L’altro tema caldo per le madri, e in generale tutte le donne, riguarda un po’ ovunque, ma ancora una volta in misura maggiore nel Sud per mancanza di welfare e di servizi all’infanzia, il cosiddetto “lavoro di cura” non retribuito rispetto alla famiglia di riferimento , con un bilanciamento difficilissimo e fenomeni come il part-time involontario e le dimissioni forzate. Oltre che una frequente rinuncia alla carriera, con conseguente impoverimento del tessuto economico e culturale del territorio di riferimento. I dati dell’altro evento a tema della settimana, quelli della quarta edizione degli Stati Generali della Natalità, dal titolo “Esserci – Più giovani più futuro”, hanno completato un quadro che parla di una sempre minor propensione alla genitorialità, quindi di una popolazione sempre più anziana e più bisognosa di spesa per sanità e assistenza territoriale.

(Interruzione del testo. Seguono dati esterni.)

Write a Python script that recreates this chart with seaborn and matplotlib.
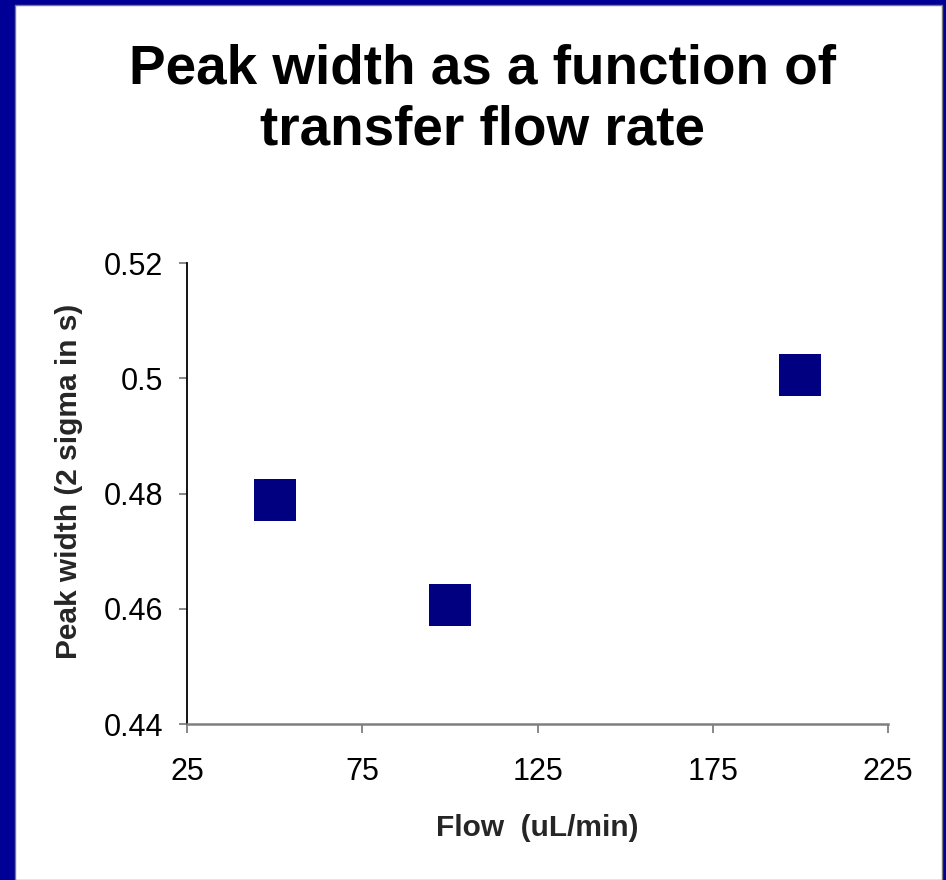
import matplotlib
matplotlib.use("Agg")
import matplotlib.pyplot as plt
from matplotlib.patches import Rectangle
import seaborn as sns
import pandas as pd

# Transfer flow rate (uL/min) and the measured peak width (2 sigma, s)
flow = [50, 100, 200]
peak_width = [0.4788, 0.4607, 0.5005]
x_ticks = [25, 75, 125, 175, 225]
y_ticks = [0.44, 0.46, 0.48, 0.50, 0.52]
y_tick_labels = ["0.44", "0.46", "0.48", "0.5", "0.52"]

df = pd.DataFrame({"flow": flow, "width": peak_width})

sns.set_theme(style="white")
plt.rcParams["font.family"] = ["Liberation Sans", "DejaVu Sans"]

fig = plt.figure(figsize=(9.46, 8.8), dpi=100)
fig.patch.set_facecolor("#000096")

# white slide panel inside the blue frame
W, H = 946.0, 880.0
panel = Rectangle((15 / W, 0), (942 - 15) / W, 875 / H,
                  transform=fig.transFigure, facecolor="white",
                  edgecolor="#7a7a7a", linewidth=1.0, zorder=-10)
fig.patches.append(panel)

ax = fig.add_axes([187 / W, 156 / H, 701 / W, 461 / H])
ax.set_zorder(5)
ax.set_facecolor("none")

sns.scatterplot(data=df, x="flow", y="width", marker="s", s=914,
                color="#000080", edgecolor="none", linewidth=0, ax=ax,
                clip_on=False, zorder=3)

ax.set_xlim(25, 225)
ax.set_ylim(0.44, 0.52)
ax.set_xticks(x_ticks)
ax.set_xticklabels([str(t) for t in x_ticks])
ax.set_yticks(y_ticks)
ax.set_yticklabels(y_tick_labels)

for side in ("top", "right"):
    ax.spines[side].set_visible(False)
ax.spines["left"].set_color("#000000")
ax.spines["left"].set_linewidth(1.3)
ax.spines["bottom"].set_color("#7f7f7f")
ax.spines["bottom"].set_linewidth(1.8)

ax.tick_params(axis="x", direction="out", length=6.5, width=1.3,
               color="#7f7f7f", labelsize=22, pad=17, labelcolor="black")
ax.tick_params(axis="y", direction="out", length=6, width=1.3,
               color="#7f7f7f", labelsize=22, pad=11, labelcolor="black")
ax.tick_params(bottom=True, left=True)

ax.set_xlabel("Flow  (uL/min)", fontsize=21.5, fontweight="bold", labelpad=20)
ax.set_ylabel("Peak width (2 sigma in s)", fontsize=21.5, fontweight="bold")
ax.yaxis.set_label_coords(-0.148, 0.526)

fig.text(482.5 / W, 1 - 100 / H, "Peak width as a function of\ntransfer flow rate",
         ha="center", va="center", fontsize=39.5, fontweight="bold",
         linespacing=1.22, color="black", zorder=6)

fig.savefig("out.png", dpi=100, facecolor=fig.get_facecolor())
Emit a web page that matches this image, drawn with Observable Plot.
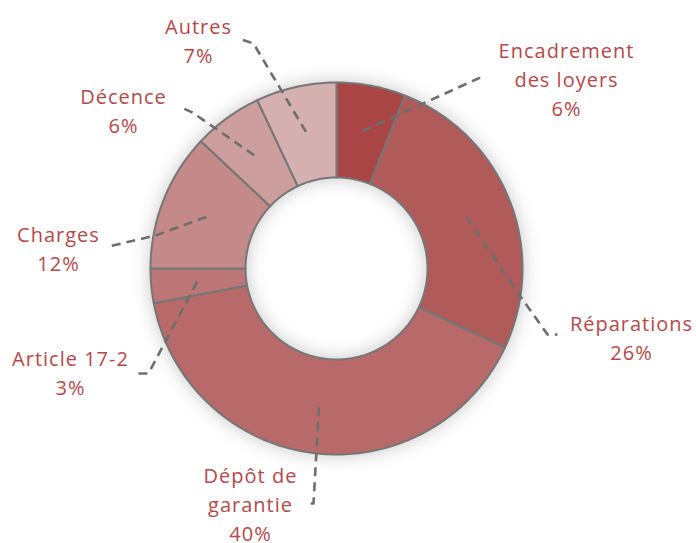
<!DOCTYPE html>
<html>
<head>
<meta charset="utf-8">
<script src="https://cdn.jsdelivr.net/npm/d3@7"></script>
<script src="https://cdn.jsdelivr.net/npm/@observablehq/plot@0.6"></script>
<style>
  html, body { margin: 0; padding: 0; background: #ffffff; }
  #chart svg { display: block; }
</style>
</head>
<body>
<div id="chart"></div>
<script>
// ---- data ----
const categories = ["Encadrement des loyers", "Réparations", "Dépôt de garantie", "Article 17-2", "Charges", "Décence", "Autres"];
const shares = [6, 26, 40, 3, 12, 6, 7];
const labelTexts = ["Encadrement\ndes loyers", "Réparations", "Dépôt de\ngarantie", "Article 17-2", "Charges", "Décence", "Autres"];

// ---- style ----
const sliceColors = ["#a94645", "#b05a5a", "#b86a6a", "#bc7676", "#c48a8a", "#cc9e9e", "#d4b0b0"];
const textColor = "#b5484a";

// ---- layout (pixel frame) ----
const W = 696, H = 543;
const cx = 336, cy = 268, rOuter = 186, rInner = 91, rLeader = 140;
const labelAnchor = [[566, 77], [631, 336], [250, 502], [70, 371], [58, 247], [123, 109], [198, 39]];
const leaderBends = [
  [[482, 76]],
  [[520, 296], [547, 334], [557, 334]],
  [[313, 503], [306, 503]],
  [[148, 373], [137, 373]],
  [[155, 235], [108, 246]],
  [[192, 112], [183, 108]],
  [[253, 43], [241, 39]]
];

const pie = d3.pie().sort(null).value(d => d)(shares);
const pt = (a, r) => [cx + r * Math.sin(a), cy - r * Math.cos(a)];

// slice outlines
const slicePts = [];
pie.forEach((p, i) => {
  const n = Math.max(4, Math.ceil((p.endAngle - p.startAngle) / (Math.PI / 180)));
  for (let k = 0; k <= n; k++) {
    const a = p.startAngle + (p.endAngle - p.startAngle) * k / n;
    const [x, y] = pt(a, rOuter);
    slicePts.push({cat: categories[i], color: sliceColors[i], x, y});
  }
  for (let k = n; k >= 0; k--) {
    const a = p.startAngle + (p.endAngle - p.startAngle) * k / n;
    const [x, y] = pt(a, rInner);
    slicePts.push({cat: categories[i], color: sliceColors[i], x, y});
  }
});

// leader lines
const leaderPts = [];
pie.forEach((p, i) => {
  const mid = (p.startAngle + p.endAngle) / 2;
  const [x0, y0] = pt(mid, rLeader);
  leaderPts.push({cat: categories[i], x: x0, y: y0});
  leaderBends[i].forEach(([x, y]) => leaderPts.push({cat: categories[i], x, y}));
});

// labels
const labels = categories.map((c, i) => ({
  text: labelTexts[i] + "\n" + shares[i] + "%",
  x: labelAnchor[i][0],
  y: labelAnchor[i][1]
}));

const chart = Plot.plot({
  width: W,
  height: H,
  margin: 0,
  x: {domain: [0, W], range: [0, W], axis: null},
  y: {domain: [0, H], range: [0, H], axis: null},
  style: "font-family: 'Open Sans', sans-serif; letter-spacing: 1px; background: #ffffff; overflow: visible;",
  marks: [
    Plot.line(slicePts, {
      x: "x", y: "y", z: "cat",
      fill: "color",
      stroke: "#767676",
      strokeWidth: 2,
      curve: "linear-closed"
    }),
    Plot.line(leaderPts, {
      x: "x", y: "y", z: "cat",
      stroke: "#6e6e6e",
      strokeWidth: 2.6,
      strokeDasharray: "9,6",
      strokeLinecap: "butt",
      curve: "linear"
    }),
    Plot.text(labels, {
      x: "x", y: "y", text: "text",
      fill: textColor,
      fontSize: 20,
      lineHeight: 1.46,
      textAnchor: "middle",
      lineAnchor: "middle"
    })
  ]
});

const lineGroups = chart.querySelectorAll('g[aria-label="line"]');
if (lineGroups[0]) lineGroups[0].style.filter = "drop-shadow(0px 0px 9px rgba(0,0,0,0.22))";

document.getElementById("chart").appendChild(chart);
</script>
</body>
</html>
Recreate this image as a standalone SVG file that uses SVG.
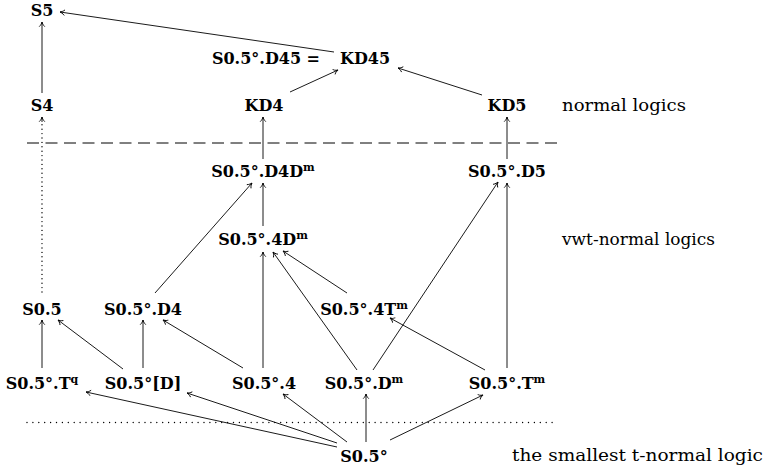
<svg xmlns="http://www.w3.org/2000/svg" width="767" height="471" viewBox="0 0 767 471">
<defs>
<marker id="ah" markerUnits="userSpaceOnUse" markerWidth="10" markerHeight="10" viewBox="-6 -5 8 10" refX="0" refY="0" orient="auto">
<path d="M-4.4,-2.5 C-3.1,-1.1 -1.2,-0.3 0,0 C-1.2,0.3 -3.1,1.1 -4.4,2.5" fill="none" stroke="#000" stroke-width="0.9" stroke-linecap="round"/>
</marker>
<style>
.n{font-family:"DejaVu Serif",serif;font-weight:bold;font-size:16px;fill:#000;text-anchor:middle}
.l{font-family:"DejaVu Serif",serif;font-size:17px;fill:#000}
.sup{font-size:11px}
.e{stroke:#000;stroke-width:0.9;fill:none;marker-end:url(#ah)}
.dot{stroke:#000;stroke-width:1.4;fill:none;stroke-linecap:round}
</style>
</defs>
<rect width="767" height="471" fill="#fff"/>

<g id="separators">
<line x1="27" y1="143" x2="562" y2="143" stroke="#000" stroke-width="1" stroke-dasharray="12 6.5"/>
<line x1="27" y1="422.5" x2="558" y2="422.5" class="dot" stroke-dasharray="0 5.9"/>
</g>

<g id="connectors">
<line class="e" x1="42" y1="93" x2="42" y2="22"/>
<line class="e" x1="334" y1="52" x2="60" y2="12"/>
<line class="e" x1="290" y1="92" x2="338" y2="70"/>
<line class="e" x1="482" y1="95" x2="398" y2="68"/>
<line class="e" x1="263" y1="159" x2="263" y2="117"/>
<line class="e" x1="507" y1="159" x2="507" y2="117"/>
<line class="dot" x1="42" y1="292" x2="42" y2="124" stroke-dasharray="0 4.4"/>
<line class="e" x1="42" y1="122" x2="42" y2="117"/>
<line class="e" x1="263" y1="226" x2="263" y2="183"/>
<line class="e" x1="155" y1="293" x2="252" y2="183"/>
<line class="e" x1="357" y1="370" x2="273" y2="252"/>
<line class="e" x1="347" y1="293" x2="283" y2="251"/>
<line class="e" x1="263" y1="368" x2="263" y2="252"/>
<line class="e" x1="373" y1="370" x2="498" y2="182"/>
<line class="e" x1="507" y1="368" x2="507" y2="183"/>
<line class="e" x1="485" y1="370" x2="390" y2="318"/>
<line class="e" x1="42" y1="368" x2="42" y2="320"/>
<line class="e" x1="123" y1="369" x2="58" y2="320"/>
<line class="e" x1="143" y1="368" x2="143" y2="320"/>
<line class="e" x1="243" y1="368" x2="163" y2="320"/>
<line class="e" x1="337" y1="447" x2="86" y2="392"/>
<line class="e" x1="337" y1="443" x2="187" y2="393"/>
<line class="e" x1="347" y1="442" x2="283" y2="394"/>
<line class="e" x1="366" y1="442" x2="366" y2="394"/>
<line class="e" x1="390" y1="440" x2="483" y2="395"/>
</g>

<g id="S5"><text class="n" x="42" y="16">S5</text></g>
<g id="KD45">
<text class="n" x="320" y="64" style="text-anchor:end">S0.5°.D45 =</text>
<text class="n" x="365" y="64">KD45</text>
</g>
<g id="S4"><text class="n" x="42" y="111">S4</text></g>
<g id="KD4"><text class="n" x="264" y="111">KD4</text></g>
<g id="KD5"><text class="n" x="507" y="111">KD5</text></g>
<g id="label-normal"><text class="l" x="562" y="111" textLength="124" lengthAdjust="spacingAndGlyphs">normal logics</text></g>

<g id="S05D4Dm"><text class="n" x="263" y="176.5">S0.5°.D4D<tspan class="sup" dy="-6">m</tspan></text></g>
<g id="S05D5"><text class="n" x="507" y="176.5">S0.5°.D5</text></g>
<g id="S054Dm"><text class="n" x="263" y="245">S0.5°.4D<tspan class="sup" dy="-6">m</tspan></text></g>
<g id="label-vwt"><text class="l" x="562" y="245" textLength="153" lengthAdjust="spacingAndGlyphs">vwt-normal logics</text></g>

<g id="S05"><text class="n" x="42" y="315">S0.5</text></g>
<g id="S05D4"><text class="n" x="143" y="315">S0.5°.D4</text></g>
<g id="S054Tm"><text class="n" x="364" y="315">S0.5°.4T<tspan class="sup" dy="-6">m</tspan></text></g>

<g id="S05Tq"><text class="n" x="42" y="389">S0.5°.T<tspan class="sup" dy="-6">q</tspan></text></g>
<g id="S05bD"><text class="n" x="143" y="389">S0.5°[D]</text></g>
<g id="S054"><text class="n" x="264" y="389">S0.5°.4</text></g>
<g id="S05Dm"><text class="n" x="364" y="389">S0.5°.D<tspan class="sup" dy="-6">m</tspan></text></g>
<g id="S05Tm"><text class="n" x="507" y="389">S0.5°.T<tspan class="sup" dy="-6">m</tspan></text></g>

<g id="S05circ"><text class="n" x="364" y="462">S0.5°</text></g>
<g id="label-smallest"><text class="l" x="512" y="461" textLength="251" lengthAdjust="spacingAndGlyphs">the smallest t-normal logic</text></g>
</svg>
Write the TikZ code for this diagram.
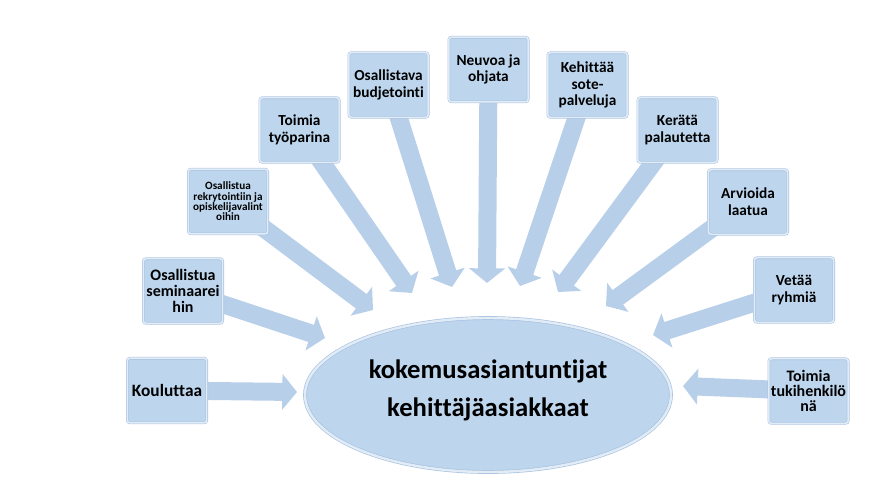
\documentclass[tikz,border=0pt]{standalone}
\usepackage{fontspec}
\setmainfont{Carlito}[Ligatures={NoCommon}]
\usetikzlibrary{arrows.meta,shapes.geometric}
\pgfdeclarelayer{background}
\pgfsetlayers{background,main}
\definecolor{boxblue}{RGB}{189,214,238}
\definecolor{arrblue}{RGB}{184,207,233}
\definecolor{rimblue}{RGB}{226,236,247}
\definecolor{edgeblue}{RGB}{168,194,224}
\begin{document}
\begin{tikzpicture}[x=0.75pt,y=-0.75pt,
  stepbox/.style={fill=boxblue, draw=edgeblue, line width=0.4pt, double=rimblue, double distance=1.2pt,
    rounded corners=2pt, minimum width=59.5pt, minimum height=48.5pt, inner sep=1pt, align=center,
    font=\bfseries\fontsize{11.5}{12.5}\selectfont},
  bigarrow/.style={draw=arrblue, line width=13.5pt, -{Triangle[length=11pt,width=26.5pt]}, arrblue},
  hub/.style={ellipse, fill=boxblue, draw=edgeblue, line width=0.5pt, double=rimblue, double distance=1.8pt,
    minimum width=274.5pt, minimum height=115.5pt, align=center, inner sep=0pt, text depth=11pt,
    font=\bfseries\fontsize{20}{28.5}\selectfont}]
\useasboundingbox (0,0) rectangle (879,487);

% central ellipse
\node[hub] (c) at (488,395) {kokemusasiantuntijat\\kehittäjäasiakkaat};

% boxes
\node[stepbox, font=\bfseries\fontsize{13}{14}\selectfont] (b1) at (167,390.5) {Kouluttaa};
\node[stepbox, font=\bfseries\fontsize{12}{12}\selectfont] (b2) at (183,291) {Osallistua\\seminaarei\\hin};
\node[stepbox, font=\bfseries\fontsize{8.4}{7.8}\selectfont] (b3) at (228,201.5) {Osallistua\\rekrytointiin ja\\opiskelijavalint\\oihin};
\node[stepbox] (b4) at (299.5,130) {Toimia\\työparina};
\node[stepbox] (b5) at (388.5,85) {Osallistava\\budjetointi};
\node[stepbox] (b6) at (488.5,69.5) {Neuvoa ja\\ohjata};
\node[stepbox] (b7) at (587.5,85) {Kehittää\\sote-\\palveluja};
\node[stepbox] (b8) at (677.5,130) {Kerätä\\palautetta};
\node[stepbox] (b9) at (748,202) {Arvioida\\laatua};
\node[stepbox] (b10) at (794,290) {Vetää\\ryhmiä};
\node[stepbox, font=\bfseries\fontsize{12}{11.5}\selectfont] (b11) at (808.5,391) {Toimia\\tukihenkilö\\nä};

% arrow tips
\coordinate (t1) at (297,392);
\coordinate (t2) at (325,338);
\coordinate (t3) at (373,310);
\coordinate (t4) at (412,293);
\coordinate (t5) at (452,287);
\coordinate (t6) at (487,283);
\coordinate (t7) at (520,286);
\coordinate (t8) at (558,292);
\coordinate (t9) at (606,306);
\coordinate (t10) at (653,335);
\coordinate (t11) at (683,386);

\begin{pgfonlayer}{background}
  \foreach \i in {1,...,11} {
    \draw[bigarrow] (b\i.center) -- (t\i);
  }
\end{pgfonlayer}
\end{tikzpicture}
\end{document}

Insieme a giovani che restano a casa dei propri genitori, o che espatriano verso il Nord e verso l’estero soprattutto se altamente istruiti, spesso fortemente attratti non solo dal posto di lavoro, ma anche da condizioni di flessibilità aziendali maggiori rispetto alla propria vita privata e familiare (a ricordarcelo, in questo numero, i dati dell’indagine “Decoding Global Talent 2024” condotta da BCG con The Network e The Stepstone Group).
La prima pubblicazione realizzata anche qui in collaborazione con Istat, in base a un protocollo d’intesa firmato dalla Fondazione per la natalità e l’Istituto Nazionale di Statistica, mette in luce poi un quadro che deve preoccupare e ripensare con urgenza e determinazione le politiche e gli investimenti legati allo sviluppo demografico: se nel 1951 ogni 100 giovani c’erano 31 anziani, all’1 gennaio 2024 ogni 100 giovani gli anziani sono diventati 200. Nel 2050, ogni 100 giovani gli anziani saranno più di 300. E le nascite, che nel 2023 sono state 379mila, calerebbero fino a 350mila nuovi nati nel 2050. Il dato allarmante riguarda, infine, i potenziali genitori nel nostro Paese, madri e padri: solo 11,5 milioni di donne e uomini tra i 15 e i 49 anni rientrano infatti in età fertile, con un crollo a partire dal 2011, anno in cui se ne registravano quasi 14 milioni. Fin qui, l’Italia. Ma sempre a proposito di infanzia e maternità, l’Unicef registra, come riportato nell’approfondimento “Dal mondo”, 600mila tra bambine e bambini (un numero in costante e drammatica crescita) nella Striscia di Gaza senza acqua né cibo e un bambino su tre sotto i 2 anni che nella stessa area risulta ormai gravemente malnutrito e senza più casa, genitori e familiari di riferimento. Solo per stare al conflitto più attenzionato degli ultimi mesi.